A Glorious Mess: The First Breeders’ Cup

Zenyatta, from her facebook page

This year it’s Zenyatta, Zenyatta, Zenyatta. (And let’s not forget that other great filly, Goldikova, both vying for three-peats at the Breeders’ Cup at Churchill Downs.) But that first year, the guy running the Breeders’ Cup barely had a moment to consider the horses. He was presiding over near disaster. My story on the Breeders’ Cup runs in Louisville Magazine this month. It’s on the newsstands now and will be available online at loumag.com later in November. But this is a jennilaidman.com exclusive. You can only read this story right here.

Goldikova

It was a glorious success, that first Breeders’ Cup at Hollywood Park in California — unless your name was D.G. Van Clief Jr.

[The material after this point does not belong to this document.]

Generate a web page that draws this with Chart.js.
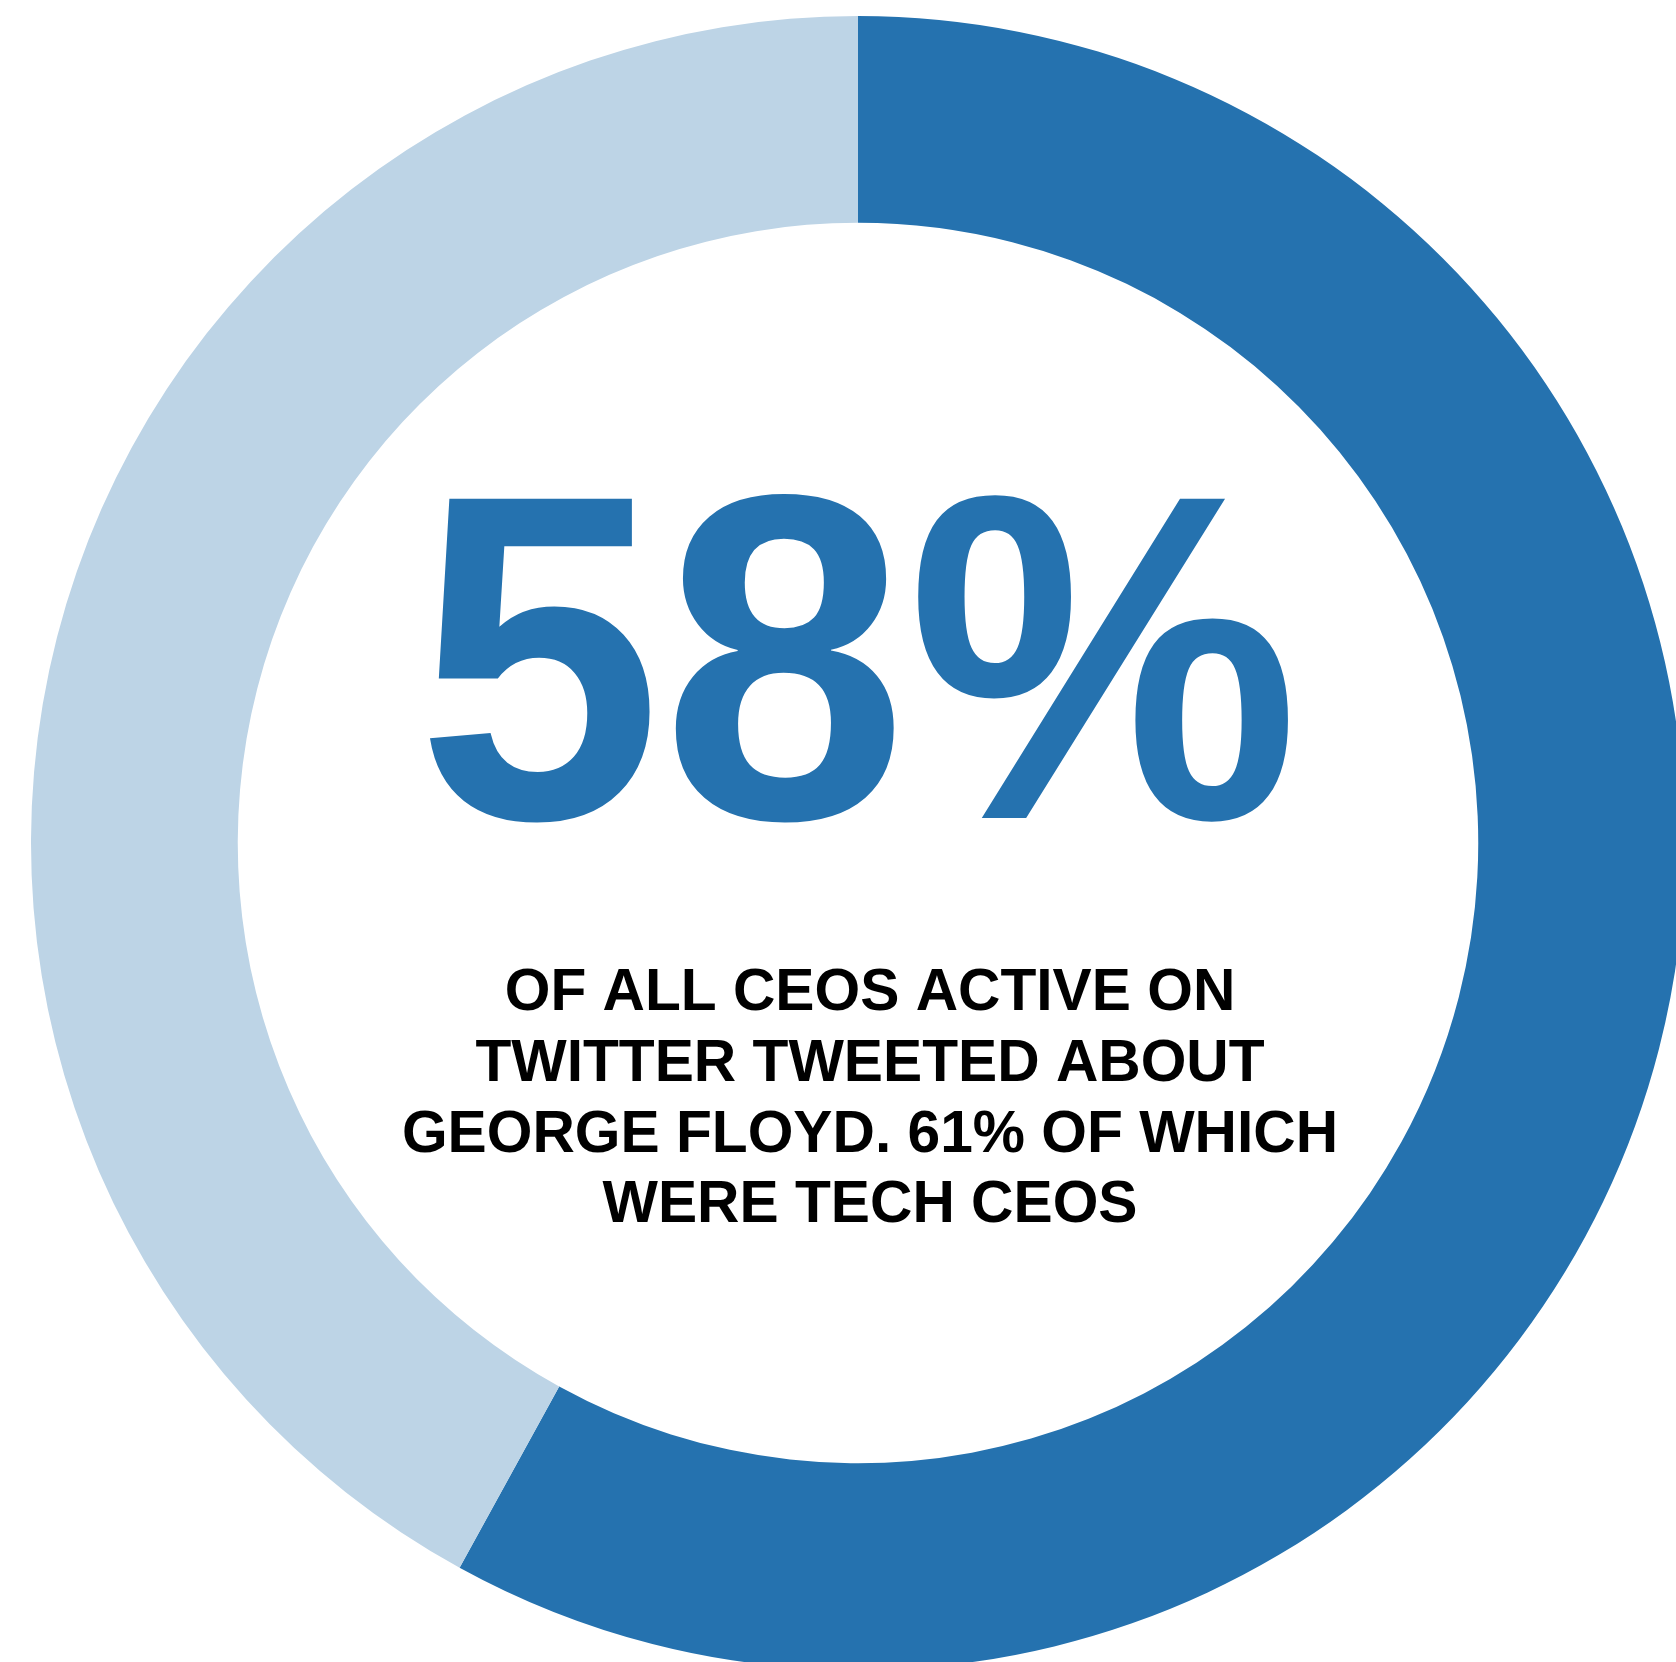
<!DOCTYPE html>
<html>
<head>
<meta charset="utf-8">
<title>CEOs tweeting about George Floyd</title>
<script src="https://cdn.jsdelivr.net/npm/chart.js@4/dist/chart.umd.min.js"></script>
<style>
  html, body { margin: 0; padding: 0; background: #fff; overflow: hidden; width: 1676px; height: 1662px; }
  #ring { position: absolute; left: 31px; top: 16px; }
</style>
</head>
<body>
<canvas id="ring" width="1654" height="1654"></canvas>
<script>
// share of CEOs active on Twitter who tweeted vs. did not
const segments = ['Tweeted about George Floyd', 'Did not tweet'];
const shares = [58, 42];
const segmentColors = ['#2572af', '#bdd4e6'];

const headline = shares[0] + '%';
const caption = [
    'OF ALL CEOS ACTIVE ON',
    'TWITTER TWEETED ABOUT',
    'GEORGE FLOYD. 61% OF WHICH',
    'WERE TECH CEOS'
];

// draw text squeezed horizontally by sx
function squeezed(ctx, text, x, y, sx) {
    ctx.save();
    ctx.translate(x, y);
    ctx.scale(sx, 1);
    ctx.fillText(text, 0, 0);
    ctx.restore();
}

// big number + caption in the hole of the ring
const centerText = {
    id: 'centerText',
    afterDraw(chart) {
        const ctx = chart.ctx;
        const arc = chart.getDatasetMeta(0).data[0];
        const cx = arc.x, cy = arc.y;
        ctx.save();
        ctx.textAlign = 'center';
        ctx.textBaseline = 'alphabetic';
        ctx.fillStyle = segmentColors[0];
        ctx.font = 'bold 464px "Liberation Sans", Arial, sans-serif';
        squeezed(ctx, headline, cx, cy - 25, 0.951);

        // caption block sits a little right of the ring centre
        ctx.fillStyle = '#000';
        ctx.font = 'bold 59px "Liberation Sans", Arial, sans-serif';
        caption.forEach((line, i) => {
            squeezed(ctx, line, cx + 12, cy + 167 + i * 70.8, 0.995);
        });
        ctx.restore();
    }
};

new Chart(document.getElementById('ring'), {
    type: 'doughnut',
    data: {
        labels: segments,
        datasets: [{
            data: shares,
            backgroundColor: segmentColors,
            borderWidth: 0,
            hoverOffset: 0
        }]
    },
    options: {
        responsive: false,
        maintainAspectRatio: false,
        animation: false,
        cutout: '75%',
        layout: { padding: 0 },
        plugins: {
            legend: { display: false },
            tooltip: { enabled: false }
        }
    },
    plugins: [centerText]
});
</script>
</body>
</html>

Van Clief, the Cup’s executive director that year, noticed that the sky was so clear he could see the mountains from the racetrack, as though God had divided LA’s smog in an act of benevolence toward the maiden 1984 event. And if God’s blessing wasn’t enough, there was Frank Sinatra’s. The Chairman of the Board crooned at a prerace party.

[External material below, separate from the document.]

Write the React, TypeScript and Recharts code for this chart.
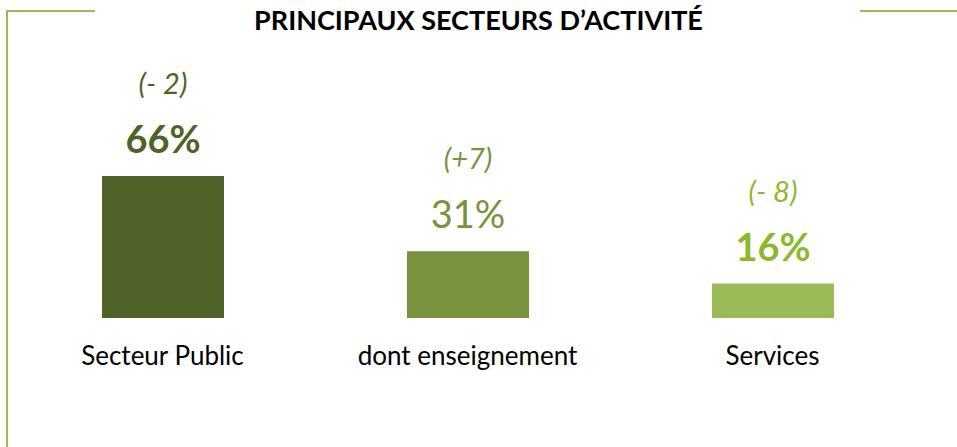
import React from 'react'
import { BarChart, Bar, XAxis, YAxis, Cell, LabelList } from 'recharts'

// data
const categories = ['Secteur Public', 'dont enseignement', 'Services']
const shares = [66, 31, 16]
const changes = ['(- 2)', '(+7)', '(- 8)']

const barColors = ['#4F6228', '#77933C', '#9BBB59']
const valueColors = ['#4F6228', '#77933C', '#8DB82B']
const changeColors = ['#4F6228', '#77933C', '#8DB82B']
const valueWeights = [700, 400, 700]

const FONT = 'Lato, "Open Sans", sans-serif'
const FRAME = '#9BBB59'

const chartData = categories.map((name, i) => ({ name, share: shares[i], change: changes[i] }))

function TopLabels(props: any) {
  const { x, y, width, index } = props
  const cx = x + width / 2
  return (
    <g>
      <text x={cx} y={y - 82} textAnchor="middle" fontFamily={FONT} fontStyle="italic" fontSize={29} fill={changeColors[index]}>
        {changes[index]}
      </text>
      <text x={cx} y={y - 23} textAnchor="middle" fontFamily={FONT} fontWeight={valueWeights[index]} fontSize={38} fill={valueColors[index]}>
        {shares[index]}%
      </text>
    </g>
  )
}

function CategoryTick({ x, y, payload }: any) {
  return (
    <text x={x} y={y + 45} textAnchor="middle" fontFamily={FONT} fontSize={26} fill="#000">
      {payload.value}
    </text>
  )
}

export default function App() {
  return (
    <div style={{ position: 'absolute', left: 0, top: 0, width: 957, height: 447, background: '#fff', overflow: 'hidden' }}>
      {/* frame lines */}
      <div style={{ position: 'absolute', left: 6, top: 10, width: 89, height: 2, background: FRAME }} />
      <div style={{ position: 'absolute', left: 6, top: 10, width: 2, height: 437, background: FRAME }} />
      <div style={{ position: 'absolute', left: 860, top: 10, width: 97, height: 2, background: FRAME }} />
      <div style={{ position: 'absolute', left: 0, top: 1, width: 957, textAlign: 'center', fontFamily: FONT, fontWeight: 700, fontSize: 27, lineHeight: '38px', color: '#000' }}>
        PRINCIPAUX SECTEURS D’ACTIVITÉ
      </div>
      <div style={{ position: 'absolute', left: 0, top: 0 }}>
        <BarChart width={957} height={447} data={chartData} margin={{ top: 103, right: 32, bottom: 0, left: 10 }} barSize={122}>
          <XAxis dataKey="name" axisLine={false} tickLine={false} tickSize={0} height={129} tick={<CategoryTick />} interval={0} />
          <YAxis hide domain={[0, 100]} />
          <Bar dataKey="share" isAnimationActive={false}>
            {chartData.map((d, i) => (
              <Cell key={d.name} fill={barColors[i]} />
            ))}
            <LabelList dataKey="share" content={<TopLabels />} />
          </Bar>
        </BarChart>
      </div>
    </div>
  )
}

Other stars glittered on race day. Not only did Sinatra place bets, but Burt Bacharach, Joan Collins, Cary Grant, Gregory Peck and Elizabeth Taylor gave the first running all the celebrity bling its founder, John Gaines, could hope for.

But neither God nor Sinatra worked behind the scenes. There, Van Clief was in hell.

“Talk about putting out fires,” he said. “I would love to go back and be 35 years old again, but not if I had to run the first Breeders’ Cup.”

His small crew — a group that miraculously raised $20 million to launch the richest race day in history — was in virgin territory. So, they quickly learned, was track management. All were overwhelmed  by the 64,000 who showed up that day. If that was not enough, track employees staged a work slowdown and a number of waiters, busmen and mâitre d’s decided to stay home. “Food service collapsed in some areas of the track,” Van Clief said.

Many people who ordered tickets didn’t get them, and arrived uncertain where to go or what to do. The tickets that did go out didn’t have seat numbers printed on them. “We had parties double seated in the same seats,” he said. “I had owners threaten to pull horses because their seating was so bad.

“We didn’t have cell phones in those days, but I did have a walkie-talkie. Around the second race, I threw it away in a corner somewhere.”

There were so many reporters, his crew set up temporary press facilities adjacent to the dining room. One reporter headed to his assigned seat and, instead of finding a phone line and fax, found a plate of dinner rolls.

Reporters were to receive souvenir lapel pins memorializing the day, but instead Van Clief purloined several boxes of them and used them as staff credentials.

“We were pretty naïve – well, I’ll speak for myself — I was. I thought once we raised $20 million and had … four hours of live television, I was naïve enough to think we could turn it over to racetrack management and the rest would be easy.”

“It’s hilarious looking back,” Van Clief said.

Not so much at the time, though.

What people remember from the day, isn’t the chaos, however. It’s the horses. A heart-stopping three-way battle at the finish line between winner Wild Again, Gate Dancer and Slew of Gold crowned the event.

“The day was saved by the fact it was an incredible day of racing. The best horses showed up and we had a much stronger contingent from Europe than we thought we would get,” Van Clief said. “Logistically, it was a nightmare.”